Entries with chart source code

— Start —

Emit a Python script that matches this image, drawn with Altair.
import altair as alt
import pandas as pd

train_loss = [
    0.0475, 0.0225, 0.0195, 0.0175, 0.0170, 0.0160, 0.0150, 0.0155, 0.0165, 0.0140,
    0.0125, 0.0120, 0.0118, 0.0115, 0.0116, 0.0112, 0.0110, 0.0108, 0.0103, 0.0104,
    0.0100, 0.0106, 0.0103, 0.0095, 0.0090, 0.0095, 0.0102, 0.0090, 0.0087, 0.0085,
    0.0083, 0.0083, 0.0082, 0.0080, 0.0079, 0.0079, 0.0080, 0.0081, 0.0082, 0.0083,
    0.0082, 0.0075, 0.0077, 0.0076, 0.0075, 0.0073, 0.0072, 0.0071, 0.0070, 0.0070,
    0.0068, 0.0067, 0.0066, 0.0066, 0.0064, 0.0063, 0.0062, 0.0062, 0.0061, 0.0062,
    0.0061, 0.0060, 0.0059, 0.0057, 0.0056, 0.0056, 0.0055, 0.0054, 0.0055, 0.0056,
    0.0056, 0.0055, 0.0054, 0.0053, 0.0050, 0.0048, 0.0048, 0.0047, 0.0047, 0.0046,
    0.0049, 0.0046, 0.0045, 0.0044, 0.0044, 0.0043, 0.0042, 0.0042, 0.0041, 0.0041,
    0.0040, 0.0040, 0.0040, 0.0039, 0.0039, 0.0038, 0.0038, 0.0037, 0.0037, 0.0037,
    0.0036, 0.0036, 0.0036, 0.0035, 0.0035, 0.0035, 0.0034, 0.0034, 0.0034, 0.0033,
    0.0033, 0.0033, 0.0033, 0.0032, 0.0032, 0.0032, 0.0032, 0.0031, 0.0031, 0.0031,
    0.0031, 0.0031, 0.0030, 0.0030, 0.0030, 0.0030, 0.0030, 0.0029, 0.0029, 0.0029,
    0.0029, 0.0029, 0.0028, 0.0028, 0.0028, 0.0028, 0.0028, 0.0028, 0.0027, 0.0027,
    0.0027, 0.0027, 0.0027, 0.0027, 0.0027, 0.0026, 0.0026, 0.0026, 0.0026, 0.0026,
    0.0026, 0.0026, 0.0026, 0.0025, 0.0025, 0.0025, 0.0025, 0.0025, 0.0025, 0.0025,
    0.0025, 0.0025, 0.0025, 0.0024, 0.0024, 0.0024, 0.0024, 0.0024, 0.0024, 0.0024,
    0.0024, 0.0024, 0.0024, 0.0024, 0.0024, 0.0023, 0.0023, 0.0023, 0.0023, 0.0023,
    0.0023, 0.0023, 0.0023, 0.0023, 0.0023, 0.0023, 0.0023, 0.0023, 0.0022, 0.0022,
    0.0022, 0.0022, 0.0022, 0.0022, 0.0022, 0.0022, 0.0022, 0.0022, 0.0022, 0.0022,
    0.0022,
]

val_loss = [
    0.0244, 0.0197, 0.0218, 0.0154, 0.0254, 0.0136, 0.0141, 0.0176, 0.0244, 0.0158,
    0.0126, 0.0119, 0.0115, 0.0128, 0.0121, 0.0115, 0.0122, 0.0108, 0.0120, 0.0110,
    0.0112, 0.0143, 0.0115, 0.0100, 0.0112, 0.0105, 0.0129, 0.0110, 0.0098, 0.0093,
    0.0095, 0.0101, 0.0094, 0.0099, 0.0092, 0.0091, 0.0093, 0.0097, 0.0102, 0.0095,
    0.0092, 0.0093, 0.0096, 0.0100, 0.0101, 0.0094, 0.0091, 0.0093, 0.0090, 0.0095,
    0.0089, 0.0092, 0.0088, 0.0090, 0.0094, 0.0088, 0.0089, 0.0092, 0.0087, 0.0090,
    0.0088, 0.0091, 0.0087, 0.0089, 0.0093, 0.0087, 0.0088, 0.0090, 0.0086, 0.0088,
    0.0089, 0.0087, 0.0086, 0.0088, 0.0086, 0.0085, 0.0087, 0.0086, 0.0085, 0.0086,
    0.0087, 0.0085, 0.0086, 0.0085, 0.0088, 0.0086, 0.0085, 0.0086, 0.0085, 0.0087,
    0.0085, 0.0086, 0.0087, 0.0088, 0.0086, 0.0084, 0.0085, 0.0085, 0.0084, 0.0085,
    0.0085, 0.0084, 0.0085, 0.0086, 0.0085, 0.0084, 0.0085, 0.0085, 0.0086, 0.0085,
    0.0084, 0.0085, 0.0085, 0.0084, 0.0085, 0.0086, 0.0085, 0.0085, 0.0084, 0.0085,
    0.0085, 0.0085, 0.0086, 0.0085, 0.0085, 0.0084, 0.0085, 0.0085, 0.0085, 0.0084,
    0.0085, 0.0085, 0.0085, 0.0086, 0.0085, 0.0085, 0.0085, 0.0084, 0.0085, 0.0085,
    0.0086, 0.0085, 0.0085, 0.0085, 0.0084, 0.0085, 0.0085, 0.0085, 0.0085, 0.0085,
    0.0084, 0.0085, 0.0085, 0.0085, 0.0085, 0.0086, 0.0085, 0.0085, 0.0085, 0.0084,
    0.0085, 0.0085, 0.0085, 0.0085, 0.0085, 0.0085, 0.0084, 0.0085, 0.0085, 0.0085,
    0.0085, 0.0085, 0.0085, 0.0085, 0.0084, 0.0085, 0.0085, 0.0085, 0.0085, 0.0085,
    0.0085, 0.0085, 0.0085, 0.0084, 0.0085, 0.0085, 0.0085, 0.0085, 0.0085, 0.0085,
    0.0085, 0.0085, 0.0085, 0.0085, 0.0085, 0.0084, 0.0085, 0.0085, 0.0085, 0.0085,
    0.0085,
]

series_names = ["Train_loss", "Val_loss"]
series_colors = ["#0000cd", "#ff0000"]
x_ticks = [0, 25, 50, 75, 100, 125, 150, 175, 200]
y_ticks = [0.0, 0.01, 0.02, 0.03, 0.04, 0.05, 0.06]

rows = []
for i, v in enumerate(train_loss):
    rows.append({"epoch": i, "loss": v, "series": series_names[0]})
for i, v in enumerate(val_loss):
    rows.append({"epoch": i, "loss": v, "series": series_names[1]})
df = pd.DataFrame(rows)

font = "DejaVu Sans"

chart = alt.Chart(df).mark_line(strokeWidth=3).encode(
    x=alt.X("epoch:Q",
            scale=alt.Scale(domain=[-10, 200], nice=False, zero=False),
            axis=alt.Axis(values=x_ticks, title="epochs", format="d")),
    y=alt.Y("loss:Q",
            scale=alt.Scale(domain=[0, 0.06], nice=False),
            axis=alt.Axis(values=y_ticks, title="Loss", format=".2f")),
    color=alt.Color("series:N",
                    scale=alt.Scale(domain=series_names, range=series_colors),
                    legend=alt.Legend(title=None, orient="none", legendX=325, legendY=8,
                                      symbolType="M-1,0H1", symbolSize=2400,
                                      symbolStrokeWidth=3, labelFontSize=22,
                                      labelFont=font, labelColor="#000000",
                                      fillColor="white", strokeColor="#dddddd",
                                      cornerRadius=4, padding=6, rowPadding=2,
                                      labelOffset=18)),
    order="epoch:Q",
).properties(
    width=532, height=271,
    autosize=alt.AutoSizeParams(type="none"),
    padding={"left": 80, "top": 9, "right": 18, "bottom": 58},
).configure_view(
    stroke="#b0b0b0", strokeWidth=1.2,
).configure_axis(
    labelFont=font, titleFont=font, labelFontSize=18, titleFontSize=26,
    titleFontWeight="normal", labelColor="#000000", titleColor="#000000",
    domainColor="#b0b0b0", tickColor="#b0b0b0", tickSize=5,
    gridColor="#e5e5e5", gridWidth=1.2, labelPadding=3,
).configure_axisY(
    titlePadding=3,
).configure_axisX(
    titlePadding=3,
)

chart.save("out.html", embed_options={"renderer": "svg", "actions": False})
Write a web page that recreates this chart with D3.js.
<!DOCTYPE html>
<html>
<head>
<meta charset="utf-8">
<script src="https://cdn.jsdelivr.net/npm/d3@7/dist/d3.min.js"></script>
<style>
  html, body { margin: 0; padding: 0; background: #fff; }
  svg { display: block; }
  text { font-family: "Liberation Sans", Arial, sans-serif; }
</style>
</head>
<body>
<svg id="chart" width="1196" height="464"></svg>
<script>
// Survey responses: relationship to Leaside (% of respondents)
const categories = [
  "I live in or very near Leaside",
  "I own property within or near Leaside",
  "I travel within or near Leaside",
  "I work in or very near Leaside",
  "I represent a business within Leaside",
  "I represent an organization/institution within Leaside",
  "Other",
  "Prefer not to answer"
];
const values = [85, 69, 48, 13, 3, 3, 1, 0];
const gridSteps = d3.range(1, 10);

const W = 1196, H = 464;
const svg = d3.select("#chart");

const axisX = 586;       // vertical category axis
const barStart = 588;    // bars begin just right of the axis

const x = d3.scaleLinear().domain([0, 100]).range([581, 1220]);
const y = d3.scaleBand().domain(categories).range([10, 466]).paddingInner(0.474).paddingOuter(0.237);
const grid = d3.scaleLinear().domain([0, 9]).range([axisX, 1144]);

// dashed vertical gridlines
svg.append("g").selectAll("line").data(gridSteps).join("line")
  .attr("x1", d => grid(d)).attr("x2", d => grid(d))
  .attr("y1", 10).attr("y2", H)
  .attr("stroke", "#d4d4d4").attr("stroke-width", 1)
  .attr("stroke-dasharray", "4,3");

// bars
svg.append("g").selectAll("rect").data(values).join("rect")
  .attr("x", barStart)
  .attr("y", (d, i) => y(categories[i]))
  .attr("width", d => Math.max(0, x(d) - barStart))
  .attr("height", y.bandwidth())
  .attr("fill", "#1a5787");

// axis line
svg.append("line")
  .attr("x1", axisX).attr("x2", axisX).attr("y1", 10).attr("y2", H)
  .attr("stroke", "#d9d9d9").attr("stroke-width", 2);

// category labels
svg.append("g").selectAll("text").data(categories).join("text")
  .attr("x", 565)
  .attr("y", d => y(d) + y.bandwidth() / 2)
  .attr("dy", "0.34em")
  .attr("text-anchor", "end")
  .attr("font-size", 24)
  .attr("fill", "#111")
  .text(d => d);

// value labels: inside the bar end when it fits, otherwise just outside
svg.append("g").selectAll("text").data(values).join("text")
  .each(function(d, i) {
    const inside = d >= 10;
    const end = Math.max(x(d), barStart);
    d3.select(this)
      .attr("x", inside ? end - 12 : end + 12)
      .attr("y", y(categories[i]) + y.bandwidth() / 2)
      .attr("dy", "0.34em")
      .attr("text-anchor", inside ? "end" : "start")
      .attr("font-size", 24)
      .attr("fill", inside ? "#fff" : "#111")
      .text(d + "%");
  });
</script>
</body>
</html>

— End —

▶ [Description of the task]
Starting at the first line of the material above, reproduce each line exactly up to and including the line with "import pandas as pd".

▶ [Exercise response]
Emit a Python script that matches this image, drawn with Altair.
import altair as alt
import pandas as pd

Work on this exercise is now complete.